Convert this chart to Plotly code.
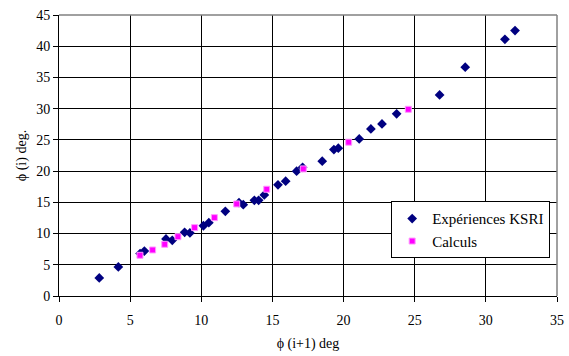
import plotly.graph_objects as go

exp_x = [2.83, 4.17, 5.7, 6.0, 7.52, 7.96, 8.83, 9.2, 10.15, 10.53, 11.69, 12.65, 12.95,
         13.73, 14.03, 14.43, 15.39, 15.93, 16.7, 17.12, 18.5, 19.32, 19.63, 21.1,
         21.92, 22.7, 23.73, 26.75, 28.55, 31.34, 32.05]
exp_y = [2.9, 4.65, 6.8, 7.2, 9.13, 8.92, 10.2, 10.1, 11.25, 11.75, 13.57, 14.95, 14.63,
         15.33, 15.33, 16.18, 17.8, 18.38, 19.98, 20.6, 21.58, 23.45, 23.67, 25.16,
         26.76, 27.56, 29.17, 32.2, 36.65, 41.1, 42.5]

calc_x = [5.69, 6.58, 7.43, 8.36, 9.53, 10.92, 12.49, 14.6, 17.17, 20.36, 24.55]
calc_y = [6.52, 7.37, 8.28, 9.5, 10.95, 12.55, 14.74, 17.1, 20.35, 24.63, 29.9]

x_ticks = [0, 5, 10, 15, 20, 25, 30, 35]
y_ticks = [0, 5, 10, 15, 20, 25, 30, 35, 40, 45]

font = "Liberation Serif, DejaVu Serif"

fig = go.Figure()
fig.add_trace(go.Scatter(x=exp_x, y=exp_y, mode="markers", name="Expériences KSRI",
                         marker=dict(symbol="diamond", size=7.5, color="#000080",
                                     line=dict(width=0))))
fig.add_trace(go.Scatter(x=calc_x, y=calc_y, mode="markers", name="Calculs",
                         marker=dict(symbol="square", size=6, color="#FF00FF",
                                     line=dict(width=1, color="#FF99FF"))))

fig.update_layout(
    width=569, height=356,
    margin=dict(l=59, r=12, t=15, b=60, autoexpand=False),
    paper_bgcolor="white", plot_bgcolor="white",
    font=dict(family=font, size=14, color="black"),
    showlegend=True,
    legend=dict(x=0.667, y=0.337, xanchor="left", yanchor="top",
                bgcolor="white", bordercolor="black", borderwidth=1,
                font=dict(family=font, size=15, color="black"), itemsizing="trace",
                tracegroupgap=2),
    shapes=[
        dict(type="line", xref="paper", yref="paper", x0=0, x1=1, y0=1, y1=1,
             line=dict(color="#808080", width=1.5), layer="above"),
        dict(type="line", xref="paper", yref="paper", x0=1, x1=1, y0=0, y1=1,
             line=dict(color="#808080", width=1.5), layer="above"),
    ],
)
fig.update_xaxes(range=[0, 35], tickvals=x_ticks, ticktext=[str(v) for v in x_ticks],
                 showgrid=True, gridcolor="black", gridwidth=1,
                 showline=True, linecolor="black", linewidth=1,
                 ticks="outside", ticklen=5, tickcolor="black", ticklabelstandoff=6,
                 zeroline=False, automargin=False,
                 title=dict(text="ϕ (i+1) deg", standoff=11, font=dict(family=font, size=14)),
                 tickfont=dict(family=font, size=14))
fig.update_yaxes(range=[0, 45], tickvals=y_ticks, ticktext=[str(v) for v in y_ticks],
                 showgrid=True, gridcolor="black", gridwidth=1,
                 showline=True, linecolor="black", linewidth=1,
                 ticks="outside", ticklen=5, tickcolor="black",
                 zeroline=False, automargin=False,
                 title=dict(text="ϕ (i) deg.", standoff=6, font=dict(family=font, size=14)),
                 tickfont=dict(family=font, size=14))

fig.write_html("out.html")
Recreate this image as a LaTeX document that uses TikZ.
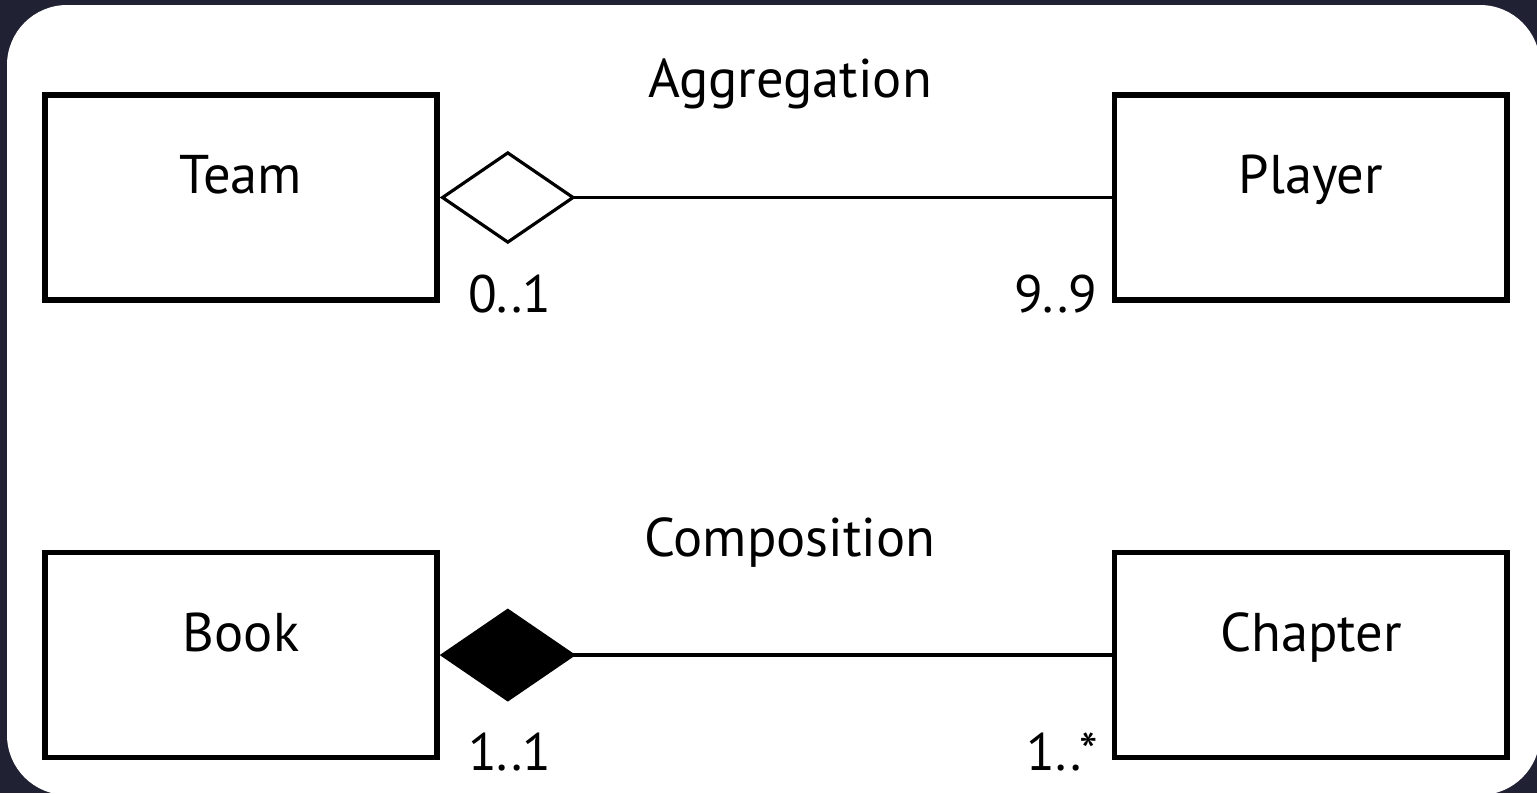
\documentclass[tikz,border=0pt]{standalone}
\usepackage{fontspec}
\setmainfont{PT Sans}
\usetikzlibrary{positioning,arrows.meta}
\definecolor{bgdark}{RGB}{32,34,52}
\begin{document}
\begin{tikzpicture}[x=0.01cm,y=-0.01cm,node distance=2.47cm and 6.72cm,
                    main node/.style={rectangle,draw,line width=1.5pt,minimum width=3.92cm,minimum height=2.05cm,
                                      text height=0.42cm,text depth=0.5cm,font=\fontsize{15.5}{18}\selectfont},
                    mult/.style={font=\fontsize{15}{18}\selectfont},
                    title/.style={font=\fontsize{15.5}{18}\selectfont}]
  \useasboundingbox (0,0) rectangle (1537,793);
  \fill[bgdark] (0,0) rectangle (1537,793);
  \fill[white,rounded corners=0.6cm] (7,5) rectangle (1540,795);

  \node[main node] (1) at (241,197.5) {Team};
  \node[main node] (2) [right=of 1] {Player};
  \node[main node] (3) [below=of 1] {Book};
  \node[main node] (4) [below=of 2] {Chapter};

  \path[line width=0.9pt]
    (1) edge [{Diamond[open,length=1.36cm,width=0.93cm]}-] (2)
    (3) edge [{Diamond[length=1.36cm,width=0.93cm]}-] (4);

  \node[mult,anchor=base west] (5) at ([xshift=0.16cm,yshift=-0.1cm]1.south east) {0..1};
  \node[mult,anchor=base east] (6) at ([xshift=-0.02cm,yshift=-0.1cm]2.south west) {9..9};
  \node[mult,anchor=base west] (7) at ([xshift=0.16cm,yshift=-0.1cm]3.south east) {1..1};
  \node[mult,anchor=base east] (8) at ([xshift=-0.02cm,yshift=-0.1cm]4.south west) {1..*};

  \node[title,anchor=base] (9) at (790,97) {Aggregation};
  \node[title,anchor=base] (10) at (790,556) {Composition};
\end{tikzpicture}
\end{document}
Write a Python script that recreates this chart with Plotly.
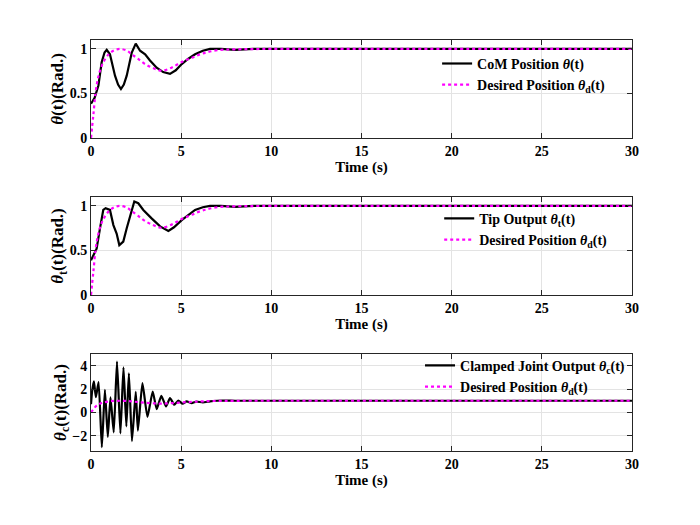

# [Job]
Quote the listing above in full, except for the pictures.

# [Problem solution]
Convert this chart to Plotly code.
import plotly.graph_objects as go

exp_x = [2.83, 4.17, 5.7, 6.0, 7.52, 7.96, 8.83, 9.2, 10.15, 10.53, 11.69, 12.65, 12.95,
         13.73, 14.03, 14.43, 15.39, 15.93, 16.7, 17.12, 18.5, 19.32, 19.63, 21.1,
         21.92, 22.7, 23.73, 26.75, 28.55, 31.34, 32.05]
exp_y = [2.9, 4.65, 6.8, 7.2, 9.13, 8.92, 10.2, 10.1, 11.25, 11.75, 13.57, 14.95, 14.63,
         15.33, 15.33, 16.18, 17.8, 18.38, 19.98, 20.6, 21.58, 23.45, 23.67, 25.16,
         26.76, 27.56, 29.17, 32.2, 36.65, 41.1, 42.5]

calc_x = [5.69, 6.58, 7.43, 8.36, 9.53, 10.92, 12.49, 14.6, 17.17, 20.36, 24.55]
calc_y = [6.52, 7.37, 8.28, 9.5, 10.95, 12.55, 14.74, 17.1, 20.35, 24.63, 29.9]

x_ticks = [0, 5, 10, 15, 20, 25, 30, 35]
y_ticks = [0, 5, 10, 15, 20, 25, 30, 35, 40, 45]

font = "Liberation Serif, DejaVu Serif"

fig = go.Figure()
fig.add_trace(go.Scatter(x=exp_x, y=exp_y, mode="markers", name="Expériences KSRI",
                         marker=dict(symbol="diamond", size=7.5, color="#000080",
                                     line=dict(width=0))))
fig.add_trace(go.Scatter(x=calc_x, y=calc_y, mode="markers", name="Calculs",
                         marker=dict(symbol="square", size=6, color="#FF00FF",
                                     line=dict(width=1, color="#FF99FF"))))

fig.update_layout(
    width=569, height=356,
    margin=dict(l=59, r=12, t=15, b=60, autoexpand=False),
    paper_bgcolor="white", plot_bgcolor="white",
    font=dict(family=font, size=14, color="black"),
    showlegend=True,
    legend=dict(x=0.667, y=0.337, xanchor="left", yanchor="top",
                bgcolor="white", bordercolor="black", borderwidth=1,
                font=dict(family=font, size=15, color="black"), itemsizing="trace",
                tracegroupgap=2),
    shapes=[
        dict(type="line", xref="paper", yref="paper", x0=0, x1=1, y0=1, y1=1,
             line=dict(color="#808080", width=1.5), layer="above"),
        dict(type="line", xref="paper", yref="paper", x0=1, x1=1, y0=0, y1=1,
             line=dict(color="#808080", width=1.5), layer="above"),
    ],
)
fig.update_xaxes(range=[0, 35], tickvals=x_ticks, ticktext=[str(v) for v in x_ticks],
                 showgrid=True, gridcolor="black", gridwidth=1,
                 showline=True, linecolor="black", linewidth=1,
                 ticks="outside", ticklen=5, tickcolor="black", ticklabelstandoff=6,
                 zeroline=False, automargin=False,
                 title=dict(text="ϕ (i+1) deg", standoff=11, font=dict(family=font, size=14)),
                 tickfont=dict(family=font, size=14))
fig.update_yaxes(range=[0, 45], tickvals=y_ticks, ticktext=[str(v) for v in y_ticks],
                 showgrid=True, gridcolor="black", gridwidth=1,
                 showline=True, linecolor="black", linewidth=1,
                 ticks="outside", ticklen=5, tickcolor="black",
                 zeroline=False, automargin=False,
                 title=dict(text="ϕ (i) deg.", standoff=6, font=dict(family=font, size=14)),
                 tickfont=dict(family=font, size=14))

fig.write_html("out.html")
Recreate this image as a LaTeX document that uses TikZ.
\documentclass[tikz,border=0pt]{standalone}
\usepackage{fontspec}
\setmainfont{PT Sans}
\usetikzlibrary{positioning,arrows.meta}
\definecolor{bgdark}{RGB}{32,34,52}
\begin{document}
\begin{tikzpicture}[x=0.01cm,y=-0.01cm,node distance=2.47cm and 6.72cm,
                    main node/.style={rectangle,draw,line width=1.5pt,minimum width=3.92cm,minimum height=2.05cm,
                                      text height=0.42cm,text depth=0.5cm,font=\fontsize{15.5}{18}\selectfont},
                    mult/.style={font=\fontsize{15}{18}\selectfont},
                    title/.style={font=\fontsize{15.5}{18}\selectfont}]
  \useasboundingbox (0,0) rectangle (1537,793);
  \fill[bgdark] (0,0) rectangle (1537,793);
  \fill[white,rounded corners=0.6cm] (7,5) rectangle (1540,795);

  \node[main node] (1) at (241,197.5) {Team};
  \node[main node] (2) [right=of 1] {Player};
  \node[main node] (3) [below=of 1] {Book};
  \node[main node] (4) [below=of 2] {Chapter};

  \path[line width=0.9pt]
    (1) edge [{Diamond[open,length=1.36cm,width=0.93cm]}-] (2)
    (3) edge [{Diamond[length=1.36cm,width=0.93cm]}-] (4);

  \node[mult,anchor=base west] (5) at ([xshift=0.16cm,yshift=-0.1cm]1.south east) {0..1};
  \node[mult,anchor=base east] (6) at ([xshift=-0.02cm,yshift=-0.1cm]2.south west) {9..9};
  \node[mult,anchor=base west] (7) at ([xshift=0.16cm,yshift=-0.1cm]3.south east) {1..1};
  \node[mult,anchor=base east] (8) at ([xshift=-0.02cm,yshift=-0.1cm]4.south west) {1..*};

  \node[title,anchor=base] (9) at (790,97) {Aggregation};
  \node[title,anchor=base] (10) at (790,556) {Composition};
\end{tikzpicture}
\end{document}
Write a Python script that recreates this chart with Plotly.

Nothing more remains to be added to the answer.